Prayer to reproduce the Image of God in our souls

Our Lord told Sr. Marie St. Pierre, a Discalced Carmelite Nun, from France, that the image of His Holy Face is like a Divine stamp, which if applied to souls, through prayer, has the power of imprinting anew within them the Image of God.
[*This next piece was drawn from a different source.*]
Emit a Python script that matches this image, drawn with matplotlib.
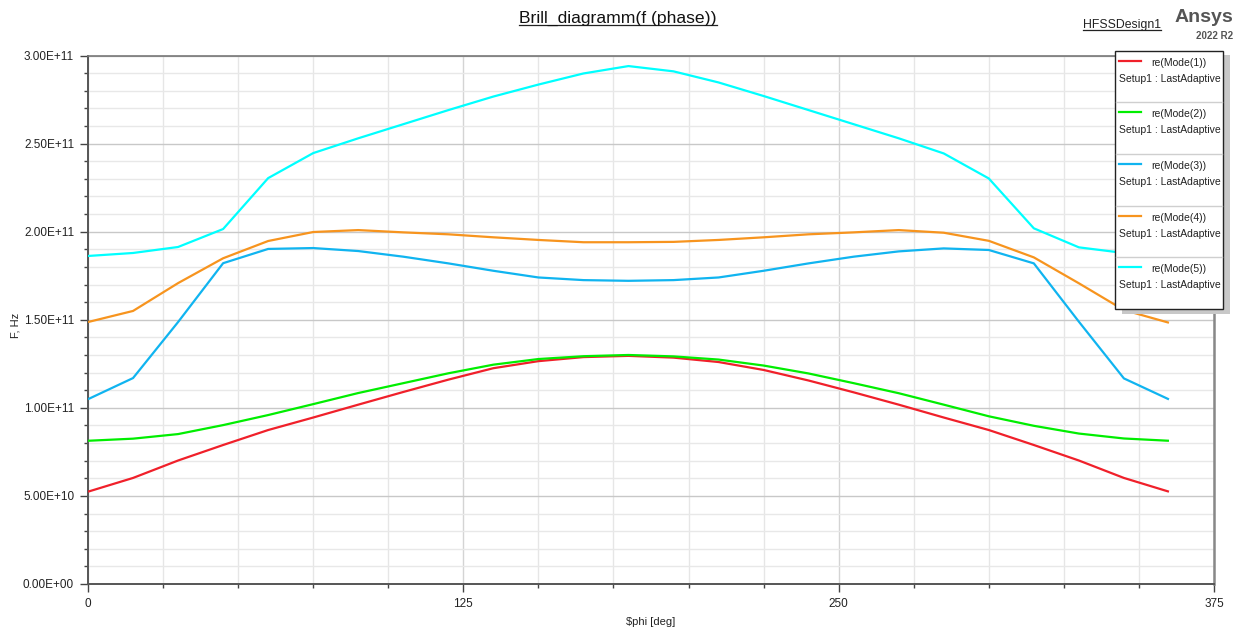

I salute You!  I adore you and I love you, O adorable face of my beloved Jesus, as the noble stamp of the Divinity!  Completely surrendering my soul to You, I most humbly beg You to stamp this seal upon us all, so the image of God may once more be reproduced in our souls.  Amen.

 

"Il Volto Santo" Holy Face of Manoppello, Italy
“Il Volto Santo” Holy Face of Manoppello, Italy

“All of us, with unveiled faces, seeing the glory of the Lord as though reflected in a mirror, are being transformed into the same image.” (2Cor 3:18)

 

St. Veronica, the model of reparation to The Holy Face
Hans Memling’s “St. Veronica c.1470-75  – St. Veronica, the model of reparation to The Holy Face

 

Happy Feast of the Holy Face!

Holy Veil of Manoppello Seek His Face! photo: Patricia Enk
Volto Santo in Sankt Michael/Photo: Paul Bsdde/EWTN

3 thoughts on “Feast of the Holy Face 2019 – Act of Consecration

  1. Raymond Frost March 5, 2019 / 12:30 pm

    Thanks Pat for this beautiful summary of the devotion to the Holy Face, Happy Feast Day!

    Liked by 1 person

  2. Tracy Norton March 6, 2019 / 11:28 pm

    I am a devotee to the Holy Face and was trying to find out if the original picture enshrined at the Carmelite Monastery in New Orleans in 1885 was the one in the picture on the article you wrote on Sister Miriam of the Mystical Body, God rest her soul. I was planning a pilgrimage to new Orleans and would love to venerate the picture and offer a Holy Face Litany in front of it it is still honored publicly.

    Like

    • patriciaenk March 7, 2019 / 8:02 am

      Dear Tracy, Yes, the image shown with Sr. Miriam is the original from the old Carmelite Monastery on Rampart St. in New Orleans. However, the image is no longer shown publicly. The Holy Face devotion continues however with various groups in the area, some weekly, monthly, or as with the recent novena, once a year on the feast day.